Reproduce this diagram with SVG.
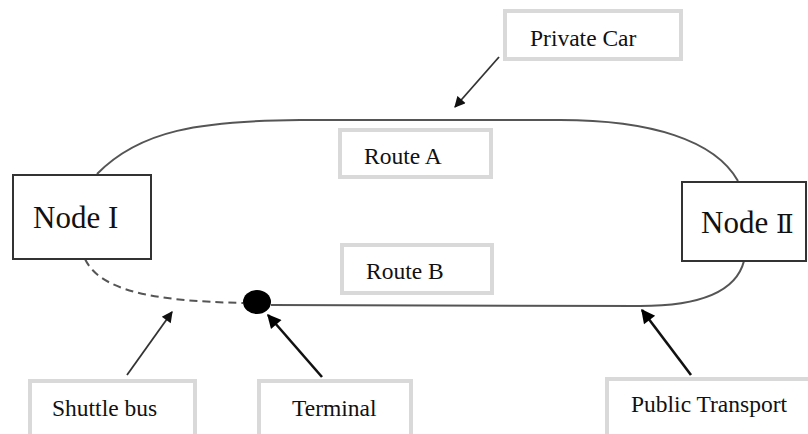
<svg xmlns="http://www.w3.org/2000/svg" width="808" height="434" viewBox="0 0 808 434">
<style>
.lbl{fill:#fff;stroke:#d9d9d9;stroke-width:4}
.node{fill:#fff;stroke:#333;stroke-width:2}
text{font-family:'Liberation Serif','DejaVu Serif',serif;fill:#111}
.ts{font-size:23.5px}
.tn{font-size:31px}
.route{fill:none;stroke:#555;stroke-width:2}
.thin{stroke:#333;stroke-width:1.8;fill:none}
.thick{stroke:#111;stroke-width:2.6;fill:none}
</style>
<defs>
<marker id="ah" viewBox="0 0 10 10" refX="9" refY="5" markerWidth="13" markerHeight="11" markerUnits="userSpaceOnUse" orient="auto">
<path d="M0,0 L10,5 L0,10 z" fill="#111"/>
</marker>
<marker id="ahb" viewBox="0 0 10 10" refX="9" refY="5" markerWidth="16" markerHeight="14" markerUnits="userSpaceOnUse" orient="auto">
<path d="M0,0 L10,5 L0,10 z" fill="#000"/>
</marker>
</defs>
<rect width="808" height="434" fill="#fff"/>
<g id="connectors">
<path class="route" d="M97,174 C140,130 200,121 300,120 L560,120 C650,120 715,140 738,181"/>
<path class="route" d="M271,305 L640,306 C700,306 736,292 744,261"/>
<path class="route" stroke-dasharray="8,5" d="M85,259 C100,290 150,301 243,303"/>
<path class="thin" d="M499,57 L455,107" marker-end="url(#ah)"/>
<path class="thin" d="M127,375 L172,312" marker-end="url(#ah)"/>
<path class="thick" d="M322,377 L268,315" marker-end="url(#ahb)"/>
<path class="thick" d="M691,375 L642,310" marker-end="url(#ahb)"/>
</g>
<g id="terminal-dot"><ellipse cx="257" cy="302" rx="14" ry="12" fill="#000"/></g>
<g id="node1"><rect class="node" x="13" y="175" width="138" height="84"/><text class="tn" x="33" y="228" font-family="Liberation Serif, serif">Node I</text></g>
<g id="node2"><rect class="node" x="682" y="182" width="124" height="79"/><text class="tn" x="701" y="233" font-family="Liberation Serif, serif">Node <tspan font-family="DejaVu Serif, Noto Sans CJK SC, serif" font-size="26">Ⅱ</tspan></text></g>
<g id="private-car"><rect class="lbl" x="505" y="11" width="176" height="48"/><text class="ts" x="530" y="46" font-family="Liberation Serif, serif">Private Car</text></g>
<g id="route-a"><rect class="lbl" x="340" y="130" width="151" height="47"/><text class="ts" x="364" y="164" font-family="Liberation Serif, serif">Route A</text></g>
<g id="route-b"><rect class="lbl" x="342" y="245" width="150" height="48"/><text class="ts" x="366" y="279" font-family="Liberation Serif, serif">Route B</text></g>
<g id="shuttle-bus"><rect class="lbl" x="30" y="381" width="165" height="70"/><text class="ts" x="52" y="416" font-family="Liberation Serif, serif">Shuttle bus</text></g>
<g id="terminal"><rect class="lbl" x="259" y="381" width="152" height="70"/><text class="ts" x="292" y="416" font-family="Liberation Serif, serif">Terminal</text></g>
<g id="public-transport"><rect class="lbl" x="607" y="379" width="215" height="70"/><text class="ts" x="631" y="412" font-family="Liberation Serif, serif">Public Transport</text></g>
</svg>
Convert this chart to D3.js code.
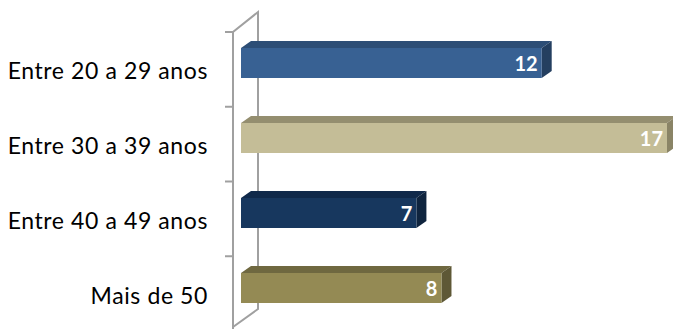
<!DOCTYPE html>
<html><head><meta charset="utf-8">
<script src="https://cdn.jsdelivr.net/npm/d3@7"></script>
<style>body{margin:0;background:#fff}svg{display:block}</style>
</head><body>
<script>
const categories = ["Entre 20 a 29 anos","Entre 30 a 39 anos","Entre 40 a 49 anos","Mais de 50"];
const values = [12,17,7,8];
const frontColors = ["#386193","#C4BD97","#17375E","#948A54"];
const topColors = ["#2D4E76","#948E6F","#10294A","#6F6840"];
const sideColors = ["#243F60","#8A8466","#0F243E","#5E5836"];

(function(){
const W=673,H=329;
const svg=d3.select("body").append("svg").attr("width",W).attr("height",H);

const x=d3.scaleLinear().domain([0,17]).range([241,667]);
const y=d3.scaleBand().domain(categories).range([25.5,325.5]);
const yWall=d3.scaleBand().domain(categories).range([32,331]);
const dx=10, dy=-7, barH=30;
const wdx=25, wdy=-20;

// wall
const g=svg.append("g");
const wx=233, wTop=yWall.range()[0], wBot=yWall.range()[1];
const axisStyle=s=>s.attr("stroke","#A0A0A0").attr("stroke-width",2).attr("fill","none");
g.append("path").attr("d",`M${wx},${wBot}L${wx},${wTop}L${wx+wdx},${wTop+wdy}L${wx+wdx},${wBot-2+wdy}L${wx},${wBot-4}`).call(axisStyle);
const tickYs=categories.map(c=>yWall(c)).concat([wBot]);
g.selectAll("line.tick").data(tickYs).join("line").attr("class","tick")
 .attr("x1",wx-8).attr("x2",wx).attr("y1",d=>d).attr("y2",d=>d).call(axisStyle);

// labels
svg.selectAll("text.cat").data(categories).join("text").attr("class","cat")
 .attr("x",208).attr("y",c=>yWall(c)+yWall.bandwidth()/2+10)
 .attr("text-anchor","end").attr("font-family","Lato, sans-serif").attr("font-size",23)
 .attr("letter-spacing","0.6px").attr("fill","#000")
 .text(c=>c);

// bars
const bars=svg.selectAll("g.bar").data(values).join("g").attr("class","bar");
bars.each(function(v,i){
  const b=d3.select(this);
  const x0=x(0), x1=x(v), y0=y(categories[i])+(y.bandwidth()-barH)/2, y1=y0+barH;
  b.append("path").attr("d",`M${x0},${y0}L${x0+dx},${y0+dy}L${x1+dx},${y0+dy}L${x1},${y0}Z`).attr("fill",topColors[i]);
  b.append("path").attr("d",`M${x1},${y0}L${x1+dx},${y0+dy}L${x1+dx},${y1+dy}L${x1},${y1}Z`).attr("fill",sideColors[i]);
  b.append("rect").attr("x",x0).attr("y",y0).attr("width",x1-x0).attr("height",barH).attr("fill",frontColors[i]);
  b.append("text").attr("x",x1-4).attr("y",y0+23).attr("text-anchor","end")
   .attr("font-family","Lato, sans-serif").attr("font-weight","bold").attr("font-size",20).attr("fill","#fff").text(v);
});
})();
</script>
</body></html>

☆ ☆ ☆ ☆ ☆

What you should do
Copy all the data exactly as written, but skip any picture.

Correct response
Reproduce this diagram with SVG.
<svg xmlns="http://www.w3.org/2000/svg" width="808" height="434" viewBox="0 0 808 434">
<style>
.lbl{fill:#fff;stroke:#d9d9d9;stroke-width:4}
.node{fill:#fff;stroke:#333;stroke-width:2}
text{font-family:'Liberation Serif','DejaVu Serif',serif;fill:#111}
.ts{font-size:23.5px}
.tn{font-size:31px}
.route{fill:none;stroke:#555;stroke-width:2}
.thin{stroke:#333;stroke-width:1.8;fill:none}
.thick{stroke:#111;stroke-width:2.6;fill:none}
</style>
<defs>
<marker id="ah" viewBox="0 0 10 10" refX="9" refY="5" markerWidth="13" markerHeight="11" markerUnits="userSpaceOnUse" orient="auto">
<path d="M0,0 L10,5 L0,10 z" fill="#111"/>
</marker>
<marker id="ahb" viewBox="0 0 10 10" refX="9" refY="5" markerWidth="16" markerHeight="14" markerUnits="userSpaceOnUse" orient="auto">
<path d="M0,0 L10,5 L0,10 z" fill="#000"/>
</marker>
</defs>
<rect width="808" height="434" fill="#fff"/>
<g id="connectors">
<path class="route" d="M97,174 C140,130 200,121 300,120 L560,120 C650,120 715,140 738,181"/>
<path class="route" d="M271,305 L640,306 C700,306 736,292 744,261"/>
<path class="route" stroke-dasharray="8,5" d="M85,259 C100,290 150,301 243,303"/>
<path class="thin" d="M499,57 L455,107" marker-end="url(#ah)"/>
<path class="thin" d="M127,375 L172,312" marker-end="url(#ah)"/>
<path class="thick" d="M322,377 L268,315" marker-end="url(#ahb)"/>
<path class="thick" d="M691,375 L642,310" marker-end="url(#ahb)"/>
</g>
<g id="terminal-dot"><ellipse cx="257" cy="302" rx="14" ry="12" fill="#000"/></g>
<g id="node1"><rect class="node" x="13" y="175" width="138" height="84"/><text class="tn" x="33" y="228" font-family="Liberation Serif, serif">Node I</text></g>
<g id="node2"><rect class="node" x="682" y="182" width="124" height="79"/><text class="tn" x="701" y="233" font-family="Liberation Serif, serif">Node <tspan font-family="DejaVu Serif, Noto Sans CJK SC, serif" font-size="26">Ⅱ</tspan></text></g>
<g id="private-car"><rect class="lbl" x="505" y="11" width="176" height="48"/><text class="ts" x="530" y="46" font-family="Liberation Serif, serif">Private Car</text></g>
<g id="route-a"><rect class="lbl" x="340" y="130" width="151" height="47"/><text class="ts" x="364" y="164" font-family="Liberation Serif, serif">Route A</text></g>
<g id="route-b"><rect class="lbl" x="342" y="245" width="150" height="48"/><text class="ts" x="366" y="279" font-family="Liberation Serif, serif">Route B</text></g>
<g id="shuttle-bus"><rect class="lbl" x="30" y="381" width="165" height="70"/><text class="ts" x="52" y="416" font-family="Liberation Serif, serif">Shuttle bus</text></g>
<g id="terminal"><rect class="lbl" x="259" y="381" width="152" height="70"/><text class="ts" x="292" y="416" font-family="Liberation Serif, serif">Terminal</text></g>
<g id="public-transport"><rect class="lbl" x="607" y="379" width="215" height="70"/><text class="ts" x="631" y="412" font-family="Liberation Serif, serif">Public Transport</text></g>
</svg>
Convert this chart to D3.js code.
<!DOCTYPE html>
<html><head><meta charset="utf-8">
<script src="https://cdn.jsdelivr.net/npm/d3@7"></script>
<style>body{margin:0;background:#fff}svg{display:block}</style>
</head><body>
<script>
const categories = ["Entre 20 a 29 anos","Entre 30 a 39 anos","Entre 40 a 49 anos","Mais de 50"];
const values = [12,17,7,8];
const frontColors = ["#386193","#C4BD97","#17375E","#948A54"];
const topColors = ["#2D4E76","#948E6F","#10294A","#6F6840"];
const sideColors = ["#243F60","#8A8466","#0F243E","#5E5836"];

(function(){
const W=673,H=329;
const svg=d3.select("body").append("svg").attr("width",W).attr("height",H);

const x=d3.scaleLinear().domain([0,17]).range([241,667]);
const y=d3.scaleBand().domain(categories).range([25.5,325.5]);
const yWall=d3.scaleBand().domain(categories).range([32,331]);
const dx=10, dy=-7, barH=30;
const wdx=25, wdy=-20;

// wall
const g=svg.append("g");
const wx=233, wTop=yWall.range()[0], wBot=yWall.range()[1];
const axisStyle=s=>s.attr("stroke","#A0A0A0").attr("stroke-width",2).attr("fill","none");
g.append("path").attr("d",`M${wx},${wBot}L${wx},${wTop}L${wx+wdx},${wTop+wdy}L${wx+wdx},${wBot-2+wdy}L${wx},${wBot-4}`).call(axisStyle);
const tickYs=categories.map(c=>yWall(c)).concat([wBot]);
g.selectAll("line.tick").data(tickYs).join("line").attr("class","tick")
 .attr("x1",wx-8).attr("x2",wx).attr("y1",d=>d).attr("y2",d=>d).call(axisStyle);

// labels
svg.selectAll("text.cat").data(categories).join("text").attr("class","cat")
 .attr("x",208).attr("y",c=>yWall(c)+yWall.bandwidth()/2+10)
 .attr("text-anchor","end").attr("font-family","Lato, sans-serif").attr("font-size",23)
 .attr("letter-spacing","0.6px").attr("fill","#000")
 .text(c=>c);

// bars
const bars=svg.selectAll("g.bar").data(values).join("g").attr("class","bar");
bars.each(function(v,i){
  const b=d3.select(this);
  const x0=x(0), x1=x(v), y0=y(categories[i])+(y.bandwidth()-barH)/2, y1=y0+barH;
  b.append("path").attr("d",`M${x0},${y0}L${x0+dx},${y0+dy}L${x1+dx},${y0+dy}L${x1},${y0}Z`).attr("fill",topColors[i]);
  b.append("path").attr("d",`M${x1},${y0}L${x1+dx},${y0+dy}L${x1+dx},${y1+dy}L${x1},${y1}Z`).attr("fill",sideColors[i]);
  b.append("rect").attr("x",x0).attr("y",y0).attr("width",x1-x0).attr("height",barH).attr("fill",frontColors[i]);
  b.append("text").attr("x",x1-4).attr("y",y0+23).attr("text-anchor","end")
   .attr("font-family","Lato, sans-serif").attr("font-weight","bold").attr("font-size",20).attr("fill","#fff").text(v);
});
})();
</script>
</body></html>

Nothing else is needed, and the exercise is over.